El afamado poeta Miguel Barnet, autor de Biografía de un cimarrón, es el feliz propietario de trece perros chihuahuas, descendientes casi todos de un ejemplar que fue campeón de su raza en la República Dominicana. El notable pintor Arturo Montoto y su esposa María Eugenia, duplican esa cantidad. Por humanidad, dan atención y cobijo en su casa a 26 perros, mestizos en su mayoría, y, convencidos como están de que cuanto más indefensa se halla una criatura, más derecho tiene de que el hombre la proteja de la crueldad del hombre, aún tienen ánimo y sentimiento para recoger a otros sin dueños a los que alimentan, desparasitan, inmunizan y esterilizan antes de encontrar a quienes los adopten. Nadie superaba en eso a la poetisa Dulce María Loynaz, Premio Miguel de Cervantes. La autora de Jardín mantenía sin ayuda de nadie un asilo canino en su finca La Misericordia, en las afueras de La Habana, y calladamente creó un paraíso para los perros callejeros.

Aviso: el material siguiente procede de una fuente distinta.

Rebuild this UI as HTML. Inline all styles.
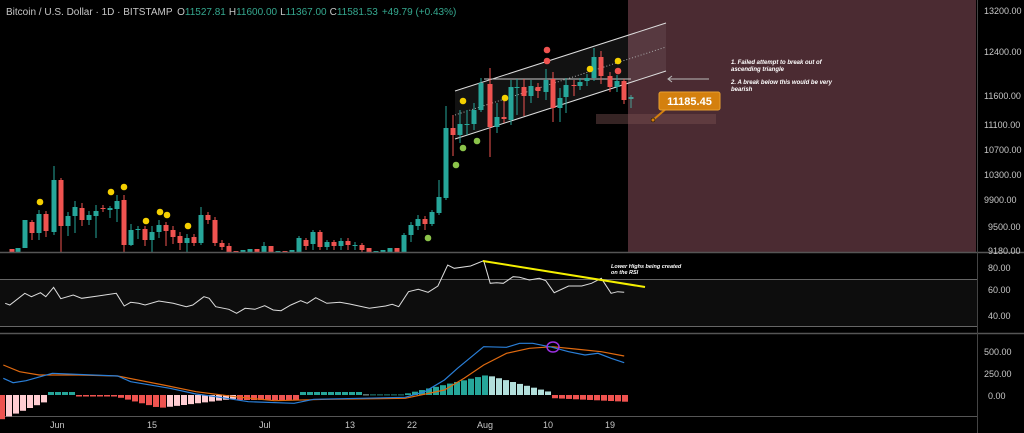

Desconozco si se trata de una celebración universal, pero el 10 de abril es el Día del Perro. Así lo anuncia la Asociación Cubana para la Protección de Animales y Plantas. Todo el año debía ser, sin embargo, el día del perro, del propio y del ajeno y de ese que anda por ahí, abandonado a su suerte. No basta con proporcionarles un techo y el alimento suficiente. También es importante hacerles sentir que son queridos e importantes, que se les toma en cuenta. Captan y comparten nuestros estados de ánimo y entienden todo lo que les decimos. Y son capaces de respondernos y de decirnos lo que quieren. Preste, si no, atención a los ladridos y gruñidos de su mascota. Nunca son iguales. Hay uno para cada ocasión. No son ellos culpables de que, lerdos como somos, no siempre los entendamos.
Un asunto más. El perro callejero cubano es polígloto. Háblele en cualquier idioma y verá.